ORA (DIREIS) OUVIR BILAC

Leandro Garcia, membro da Academia Petropolitana de Letras

Olavo Brás Martins dos Guimarães Bilac (1865–1918) se orgulhava de possuir, no seu nome próprio, a métrica do verso alexandrino, a grande marca formal da sua poesia. Este elemento, dentre outros, é relevante quando pensamos a vida e a obra deste grande poeta brasileiro, um dos mais populares da nossa literatura.

Homem de grande cultura, Olavo Bilac teve sua vida ligada a diversas atividades além de sua produção lírica. Foi cronista, crítico de literatura e de teatro, autor de literatura infantil, tradutor, defensor de diversas campanhas cívicas como o serviço militar obrigatório (especialmente na Primeira Guerra Mundial) etc. Entretanto, foi na imprensa que se notabilizou, atuando em diversos órgãos da época, como A Imprensa (1885-1891), A Leitura (1894-1896), Branco e Negro (1896-1898), Brasil-Portugal (1899-1914), Azulejos (1907-1909), Fon-Fon (1905-1918), O País (1910-1912), Jornal do Commércio (1910-1915), Diário de Notícias (1915-1918) e Atlântida (1915-1918).

Na historiografia literária, Olavo Bilac se eternizou como o Príncipe dos Poetas Brasileiros, título dado pela revista Fon-Fon, em 1907, após votação popular entre os leitores daquele periódico. É também comum lembrá-lo como membro da Tríade Parnasiana, ao lado de Alberto de Oliveira e Raimundo Correa.

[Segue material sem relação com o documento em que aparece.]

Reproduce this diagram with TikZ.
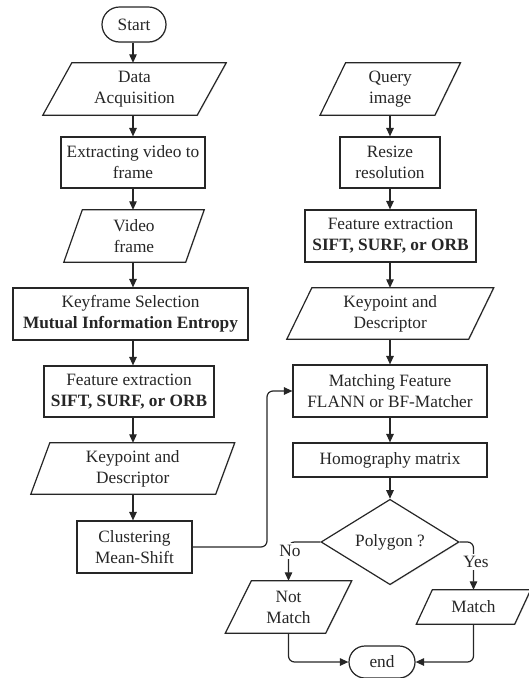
\documentclass[tikz,border=0pt]{standalone}
\usepackage{fontspec}
\setmainfont{Liberation Serif}
\usetikzlibrary{arrows.meta,shapes.geometric,shapes.misc,calc,shadows}
\pgfdeclarelayer{bg}
\pgfsetlayers{bg,main}
\newcommand\diagfont{\fontsize{17.3}{21}\selectfont}
\tikzset{
  ln/.style={line width=1.2pt, draw=black!85},
  shd/.style={drop shadow={shadow xshift=0.8pt,shadow yshift=-1pt,fill=black!30,opacity=0.3}},
  box/.style={rectangle, ln, fill=white, shd, align=center, inner sep=2pt, font=\diagfont, text=black!85},
  term/.style={rounded rectangle, ln, fill=white, shd, align=center, inner sep=2pt, font=\diagfont, text=black!85},
  io/.style={rectangle, draw=none, align=center, inner sep=0pt, font=\diagfont, text=black!85},
  dec/.style={diamond, ln, fill=white, shd, align=center, inner sep=0pt, font=\diagfont, text=black!85},
  arr/.style={ln, -{Triangle[length=8.5pt,width=7.5pt]}},
  lab/.style={fill=white, inner sep=2pt, font=\diagfont, text=black!85},
  paraline/.style={ln, fill=white, shd},
}
\newcommand\parashape[2]{%
  \begin{pgfonlayer}{bg}
    \draw[paraline] ($(#1.north west)+(#2/2,0)$) -- ($(#1.north east)+(#2/2,0)$) --
      ($(#1.south east)-(#2/2,0)$) -- ($(#1.south west)-(#2/2,0)$) -- cycle;
  \end{pgfonlayer}}
\begin{document}
\begin{tikzpicture}[x=1pt,y=-1pt]
\useasboundingbox (0,0) rectangle (528,678);
% left column
\node[term, minimum width=68pt, minimum height=35pt] (start) at (134,24.5) {Start};
\node[io, minimum width=154pt, minimum height=52pt] (data) at (134.5,89) {Data\\Acquisition}; \parashape{data}{29}
\node[box, minimum width=144pt, minimum height=51pt] (extract) at (133,162.5) {Extracting video to\\frame};
\node[io, minimum width=121.5pt, minimum height=52pt] (video) at (134,236) {Video\\frame}; \parashape{video}{18.5}
\node[box, minimum width=235pt, minimum height=52pt] (keyf) at (130.5,314) {Keyframe Selection\\\textbf{Mutual Information Entropy}};
\node[box, minimum width=170pt, minimum height=51pt] (feat1) at (129,391.5) {Feature extraction\\\textbf{SIFT, SURF, or ORB}};
\node[io, minimum width=184.5pt, minimum height=51pt] (kp1) at (132.75,468.5) {Keypoint and\\Descriptor}; \parashape{kp1}{19}
\node[box, minimum width=115pt, minimum height=52pt] (clust) at (134.5,547) {Clustering\\Mean-Shift};
% right column
\node[io, minimum width=114.5pt, minimum height=52pt] (query) at (390.25,89) {Query\\image}; \parashape{query}{25.5}
\node[box, minimum width=100pt, minimum height=51pt] (resize) at (390,162.5) {Resize\\resolution};
\node[box, minimum width=171pt, minimum height=52pt] (feat2) at (390.5,236) {Feature extraction\\\textbf{SIFT, SURF, or ORB}};
\node[io, minimum width=181.5pt, minimum height=51pt] (kp2) at (390.25,313.5) {Keypoint and\\Descriptor}; \parashape{kp2}{25}
\node[box, minimum width=194pt, minimum height=52pt] (match) at (390,391) {Matching Feature\\FLANN or BF-Matcher};
\node[box, minimum width=194pt, minimum height=34pt] (homo) at (390,460) {Homography matrix};
\node[dec, minimum width=138pt, minimum height=78pt] (poly) at (390,542) {Polygon ?};
\node[io, minimum width=100pt, minimum height=52pt] (nomatch) at (288.5,607) {Not\\Match}; \parashape{nomatch}{26}
\node[io, minimum width=98pt, minimum height=34pt] (yesmatch) at (473.5,607) {Match}; \parashape{yesmatch}{16}
\node[term, minimum width=70pt, minimum height=32pt] (endn) at (382,662) {end};
% connectors
\coordinate (colL) at (133,0);
\coordinate (colR) at (390,0);
\coordinate (bendx) at (267,0);
\draw[arr] (start.south -| colL) -- (data.north -| colL);
\draw[arr] (data.south -| colL) -- (extract.north -| colL);
\draw[arr] (extract.south -| colL) -- (video.north -| colL);
\draw[arr] (video.south -| colL) -- (keyf.north -| colL);
\draw[arr] (keyf.south -| colL) -- (feat1.north -| colL);
\draw[arr] (feat1.south -| colL) -- (kp1.north -| colL);
\draw[arr] (kp1.south -| colL) -- (clust.north -| colL);
\draw[arr] (query.south -| colR) -- (resize.north -| colR);
\draw[arr] (resize.south -| colR) -- (feat2.north -| colR);
\draw[arr] (feat2.south -| colR) -- (kp2.north -| colR);
\draw[arr] (kp2.south -| colR) -- (match.north -| colR);
\draw[arr] (match.south -| colR) -- (homo.north -| colR);
\draw[arr] (homo.south -| colR) -- (poly.north -| colR);
\draw[arr, rounded corners=6pt] (clust.east) -- (clust.east -| bendx) -- (bendx |- match.west) -- (match.west);
\draw[arr, rounded corners=6pt] (poly.west) -- (poly.west -| nomatch.north) -- (nomatch.north);
\node[lab] (nolab) at (290,551) {No};
\draw[arr, rounded corners=6pt] (poly.east) -- (poly.east -| yesmatch.north) -- (yesmatch.north);
\node[lab] (yeslab) at (476,562) {Yes};
\draw[arr, rounded corners=6pt] (nomatch.south) |- (endn.west);
\draw[arr, rounded corners=6pt] (yesmatch.south) |- (endn.east);
\end{tikzpicture}
\end{document}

De fato, Bilac nos legou poemas inesquecíveis, versos de uma força lírico-expressiva que transcendem ao tempo, como “Ora (direis) ouvir estrelas! Certo, / Perdeste o senso! E eu vos direi, no entanto, / Que, para ouvi-las, muitas vezes desperto / E abro as janelas, pálido de espanto…”. Inclusive, do ponto de vista crítico, podemos abrir uma série de debates acerca destas classificações engessadas, pois em muitos dos seus poemas, a dimensão parnasiana se realiza apenas na forma, no apreço pela metrificação perfeita, pela seleção vocabular nobre que lhe proporcionava as rimas raras. Todavia, em termos de temática, sua poesia visitou outras escolas, especialmente a romântica e a simbolista, pela opção de temas como o amor, a morte, a solidão e o sonho. Então como classificá-lo, parnasiano ou simbolista? Isto é um dos problemas da atual revisão que temos feito, nos cursos de Letras, do cânone literário nacional. Prefiro dizer que grandes poetas e escritores excedem a classificação de escolas e movimentos, por isso são atemporais.

Problema semelhante temos com o poeta petropolitano Raul de Leoni, cujo único livro Luz Mediterrânea sofre justamente com esta indefinição crítico-historiográfica, uma vez que Leoni optou pela métrica exuberante – parnasiana – dentro de temáticas claramente romântico-simbolistas, como o grande poema “Argila”. Lembrando que Luz Mediterrânea foi publicado em 1922, ano da explosiva Semana de Arte Moderna, força inicial do nosso Modernismo. Então como classificá-lo: simbolista, parnasiano ou modernista? Por isso, a necessária revisão do cânone. Neste sentido, outra injustiça – para ficar apenas nos parnasianos – é o que se tem feito com a obra de Francisca Júlia, pouco lida e quase nada criticada nos nossos cursos de pós-graduação e, para alguns especialistas, a nossa parnasiana perfeita – em temas e formas – com uma técnica criativa mais perfeita do que a Tríade Parnasiana já lembrada acima.

Polêmicas à parte, Olavo Bilac é o homenageado nesta minha crônica, e devo dizer que, como professor universitário de Letras, ele não é devidamente estudado nos nossos programas. Acho que muito disso se deve a preconceitos idiotas, visões pequenas e tacanhas que nos foram passadas a partir do nosso modernismo heroico – “tudo que é parnasiano não presta” – era a opinião de muitos; não nos esqueçamos do poema “O Sapos”, de Manuel Bandeira, lido aos berros na Semana de 22, satirizando o fazer poético da Tríade. Isto ficou em nós, e é difícil livrar-se.

Não me esqueço da primeira vez que li o soneto “Língua Portuguesa”, cujos primeiros versos são: “Última flor do Lácio, inculta e bela, / És, a um tempo, esplendor e sepultura”. Lembro o quanto isso ressoou na minha mente. O que era o Lácio? Por que a “última flor”? Por que “inculta e bela”? Confesso: Olavo Bilac nunca mais ficou parado nas minhas prateleiras.